Blaj, June 2, 2019: Pope Francis on June 2 beatified seven bishops who were martyred during Romania’s communist regime.

The Pope presided over the eastern rite liturgy in Blaj, a stronghold of the Greek-Catholic Church that was outlawed during communism, on his third and final day in Romania.

The seven bishops had been arrested and imprisoned between 1950 and 1970 for adhering to their faith.

The pontiff held them up as models for the Romanian faithful today, saying they “gave their lives to oppose an illiberal ideological system.”

“These lands know well how greatly people suffer when an ideology or a regime takes over, setting itself up as a rule for the very life and faith of people, diminishing and even eliminating their ability to make decisions, their freedom and their room for creativity,” he said.

The Pope warned that new ideologies were threatening Romanian families today — an apparent reference to gender issues, gay marriage and other secular trends that the pontiff has previously blasted as Western “ideological colonization” over others.

“Forms of ideological colonization that devalue the person, life, marriage and the family, and above all, with alienating proposals as atheistic as those of the past, harm our young people and children, leaving them without roots from which they can grow,” he said.

The chant-filled Mass followed the Byzantine rite of the Greek-Catholic Church, which is loyal to Rome.
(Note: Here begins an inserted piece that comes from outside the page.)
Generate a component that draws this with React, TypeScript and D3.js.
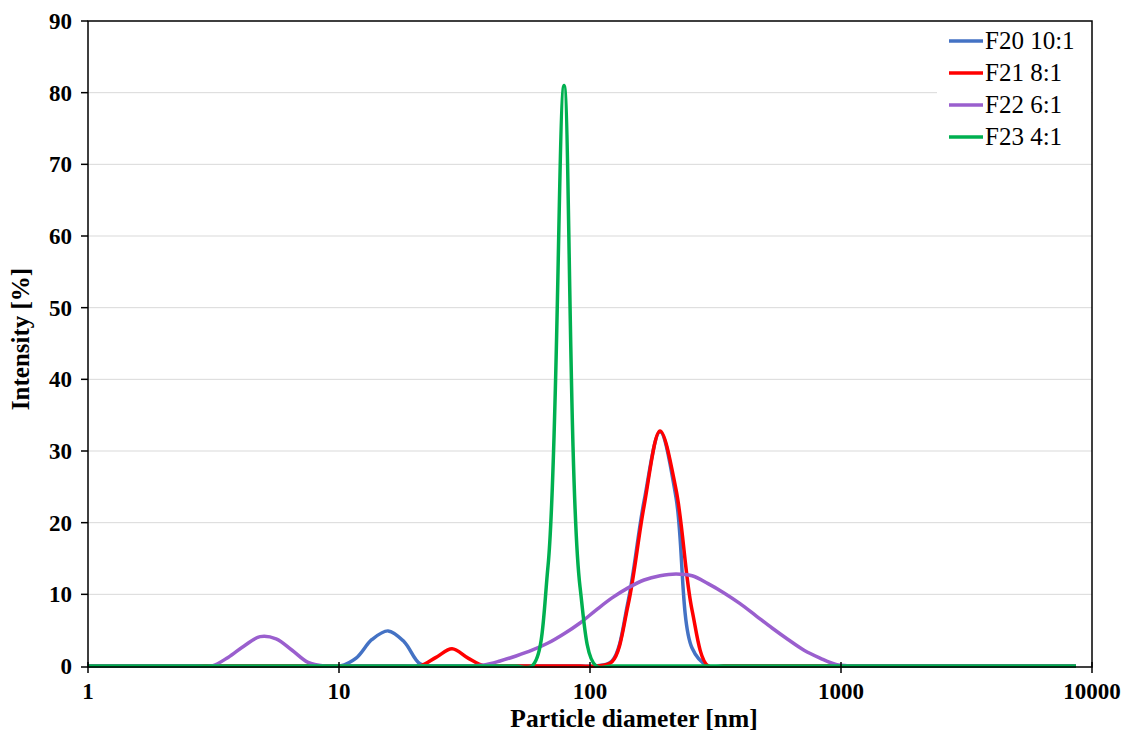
import React, { useEffect, useRef } from "react";
import * as d3 from "d3";

// Particle size bins (nm), as exported by the DLS instrument
const sizes = [
  0.9649, 1.117, 1.294, 1.499, 1.736, 2.01, 2.328, 2.696, 3.122, 3.615, 4.187, 4.849, 5.615, 6.503, 7.531, 8.721,
  10.1, 11.7, 13.54, 15.69, 18.17, 21.04, 24.36, 28.21, 32.67, 37.84, 43.82, 50.75, 58.77, 68.06, 78.82, 91.28,
  105.7, 122.4, 141.8, 164.2, 190.1, 220.2, 255.0, 295.3, 342.0, 396.1, 458.7, 531.2, 615.1, 712.4, 825.0, 955.4,
  1106, 1281, 1484, 1718, 1990, 2305, 2669, 3091, 3580, 4145, 4801, 5560, 6439, 7456, 8635,
];

// Intensity [%] per bin
const f20 = [
  0, 0, 0, 0, 0, 0, 0, 0, 0, 0, 0, 0, 0, 0, 0, 0,
  0, 1.1, 3.7, 4.9, 3.4, 0.3, 0, 0, 0, 0, 0, 0, 0, 0, 0, 0,
  0, 0.7, 9.0, 23.0, 32.7, 23.5, 2.5, 0, 0, 0, 0, 0, 0, 0, 0, 0,
  0, 0, 0, 0, 0, 0, 0, 0, 0, 0, 0, 0, 0, 0, 0,
];
const f21 = [
  0, 0, 0, 0, 0, 0, 0, 0, 0, 0, 0, 0, 0, 0, 0, 0,
  0, 0, 0, 0, 0, 0, 1.2, 2.4, 1.1, 0, 0, 0, 0, 0, 0, 0,
  0, 0.6, 8.5, 22.3, 32.8, 24.6, 7.8, 0, 0, 0, 0, 0, 0, 0, 0, 0,
  0, 0, 0, 0, 0, 0, 0, 0, 0, 0, 0, 0, 0, 0, 0,
];
const f22 = [
  0, 0, 0, 0, 0, 0, 0, 0, 0, 1.2, 2.8, 4.1, 3.8, 2.2, 0.5, 0,
  0, 0, 0, 0, 0, 0, 0, 0, 0, 0.15, 0.7, 1.4, 2.2, 3.2, 4.5, 6.0,
  7.8, 9.5, 10.9, 12.0, 12.6, 12.85, 12.6, 11.5, 10.2, 8.7, 7.0, 5.3, 3.7, 2.2, 1.1, 0.2,
  0, 0, 0, 0, 0, 0, 0, 0, 0, 0, 0, 0, 0, 0, 0,
];
const f23 = [
  0, 0, 0, 0, 0, 0, 0, 0, 0, 0, 0, 0, 0, 0, 0, 0,
  0, 0, 0, 0, 0, 0, 0, 0, 0, 0, 0, 0, 0, 14, 81, 11,
  0, 0, 0, 0, 0, 0, 0, 0, 0, 0, 0, 0, 0, 0, 0, 0,
  0, 0, 0, 0, 0, 0, 0, 0, 0, 0, 0, 0, 0, 0, 0,
];

const seriesNames = ["F20 10:1", "F21 8:1", "F22 6:1", "F23 4:1"];
const seriesValues = [f20, f21, f22, f23];
const seriesColors = ["#4472c4", "#ff0000", "#9a5fce", "#00b050"];

const xTicks = [1, 10, 100, 1000, 10000];
const yTicks = [0, 10, 20, 30, 40, 50, 60, 70, 80, 90];

const FONT = "'Liberation Serif', 'Times New Roman', serif";

export default function App() {
  const ref = useRef<SVGSVGElement>(null);

  useEffect(() => {
    const svg = d3.select(ref.current);
    svg.selectAll("*").remove();

    const left = 88,
      right = 1092,
      top = 21,
      bottom = 666;

    const x = d3.scaleLog().domain([1, 10000]).range([left, right]);
    const y = d3.scaleLinear().domain([0, 90]).range([bottom, top]);

    svg.append("rect").attr("width", 1125).attr("height", 733).attr("fill", "#fff");

    // horizontal gridlines
    svg
      .append("g")
      .selectAll("line")
      .data(yTicks.filter((t) => t > 0 && t < 90))
      .join("line")
      .attr("x1", left)
      .attr("x2", right)
      .attr("y1", (d) => y(d))
      .attr("y2", (d) => y(d))
      .attr("stroke", "#d9d9d9")
      .attr("stroke-width", 1);

    // clip series to the plot area
    svg
      .append("clipPath")
      .attr("id", "plot-clip")
      .append("rect")
      .attr("x", left)
      .attr("y", top)
      .attr("width", right - left)
      .attr("height", bottom - top + 2);

    const line = d3
      .line<[number, number]>()
      .x((d) => x(d[0]))
      .y((d) => y(d[1]))
      .curve(d3.curveCatmullRom.alpha(0.5));

    const series = svg.append("g").attr("clip-path", "url(#plot-clip)");
    seriesValues.forEach((vals, i) => {
      const pts = sizes.map((s, j) => [s, vals[j]] as [number, number]);
      series
        .append("path")
        .attr("d", line(pts))
        .attr("fill", "none")
        .attr("stroke", seriesColors[i])
        .attr("stroke-width", 3.5)
        .attr("stroke-linejoin", "round");
    });

    // frame and axes
    const axisY = bottom + 1;
    svg
      .append("rect")
      .attr("x", left)
      .attr("y", top)
      .attr("width", right - left)
      .attr("height", axisY - top)
      .attr("fill", "none")
      .attr("stroke", "#000")
      .attr("stroke-width", 1.5);

    // y ticks + labels
    const yAxis = svg.append("g");
    yAxis
      .selectAll("line")
      .data(yTicks)
      .join("line")
      .attr("x1", left - 7)
      .attr("x2", left)
      .attr("y1", (d) => (d === 0 ? axisY : y(d)))
      .attr("y2", (d) => (d === 0 ? axisY : y(d)))
      .attr("stroke", "#000")
      .attr("stroke-width", 1.5);
    yAxis
      .selectAll("text")
      .data(yTicks)
      .join("text")
      .attr("x", left - 16)
      .attr("y", (d) => y(d) + 8)
      .attr("text-anchor", "end")
      .attr("font-family", FONT)
      .attr("font-weight", "bold")
      .attr("font-size", 23)
      .text((d) => d);

    // x ticks + labels
    const xAxis = svg.append("g");
    xAxis
      .selectAll("line")
      .data(xTicks)
      .join("line")
      .attr("x1", (d) => x(d))
      .attr("x2", (d) => x(d))
      .attr("y1", axisY - 5)
      .attr("y2", axisY + 6)
      .attr("stroke", "#000")
      .attr("stroke-width", 1.5);
    xAxis
      .selectAll("text")
      .data(xTicks)
      .join("text")
      .attr("x", (d) => x(d))
      .attr("y", 699)
      .attr("text-anchor", "middle")
      .attr("font-family", FONT)
      .attr("font-weight", "bold")
      .attr("font-size", 23)
      .text((d) => d);

    // axis titles
    svg
      .append("text")
      .attr("x", 634)
      .attr("y", 727)
      .attr("text-anchor", "middle")
      .attr("font-family", FONT)
      .attr("font-weight", "bold")
      .attr("font-size", 25.5)
      .text("Particle diameter  [nm]");

    svg
      .append("text")
      .attr("transform", "translate(29, 339) rotate(-90)")
      .attr("text-anchor", "middle")
      .attr("font-family", FONT)
      .attr("font-weight", "bold")
      .attr("font-size", 25)
      .text("Intensity  [%]");

    // legend
    const legend = svg.append("g");
    legend
      .append("rect")
      .attr("x", 937)
      .attr("y", 22)
      .attr("width", 154)
      .attr("height", 132)
      .attr("fill", "#fff");
    seriesNames.forEach((name, i) => {
      const cy = 41 + i * 32;
      legend
        .append("line")
        .attr("x1", 949)
        .attr("x2", 983)
        .attr("y1", cy)
        .attr("y2", cy)
        .attr("stroke", seriesColors[i])
        .attr("stroke-width", 3.5);
      legend
        .append("text")
        .attr("x", 985)
        .attr("y", cy + 8)
        .attr("font-family", FONT)
        .attr("font-size", 25)
        .text(name);
    });
  }, []);

  return (
    <svg
      ref={ref}
      width={1125}
      height={733}
      style={{ position: "absolute", left: 0, top: 0 }}
    />
  );
}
The liturgy itself was celebrated by a Greek-Catholic bishop, but it marked the first time that Pope Francis had presided over an eastern rite liturgy as pope, the Vatican said.

It was celebrated on the symbolic “Field of Liberty,” a huge expanse east of Blaj that was the site of an important nationalist rally in 1848. A century later, communist leaders marking the anniversary at the field demanded that Greek-Catholics join the Orthodox Church.

Many refused, and thousands of priests were incarcerated in communist prisons, including the seven beatified. The Catholic Church’s property was seized. The refusal of the Orthodox Church to return those Catholic assets remains a source of tension between the two today.

Because the seven bishops were declared martyrs, who died out of hatred for the Catholic faith, the Vatican didn’t need to confirm a miracle attributed to their intercession for them to be beatified; a miracle is needed for them to be made saints.

It was Pope Francis’ second visit to Transylvania, after he celebrated Mass on June 1 at the Sumuleu Ciuc shrine in the Carpathian mountains, the most important pilgrimage site in Romania dedicated to the Virgin Mary.

Pope Francis is travelling across Romania to visit its far-flung Catholic communities. The single-country itinerary is making up for the fact that St. John Paul II was only allowed to visit the capital, Bucharest, in 1999 in the first papal visit to a majority Orthodox country since the Great Schism divided Christianity.

After Mass in Blaj, the Pope is scheduled to meet with people from the disadvantaged Roma minority before returning to the Vatican.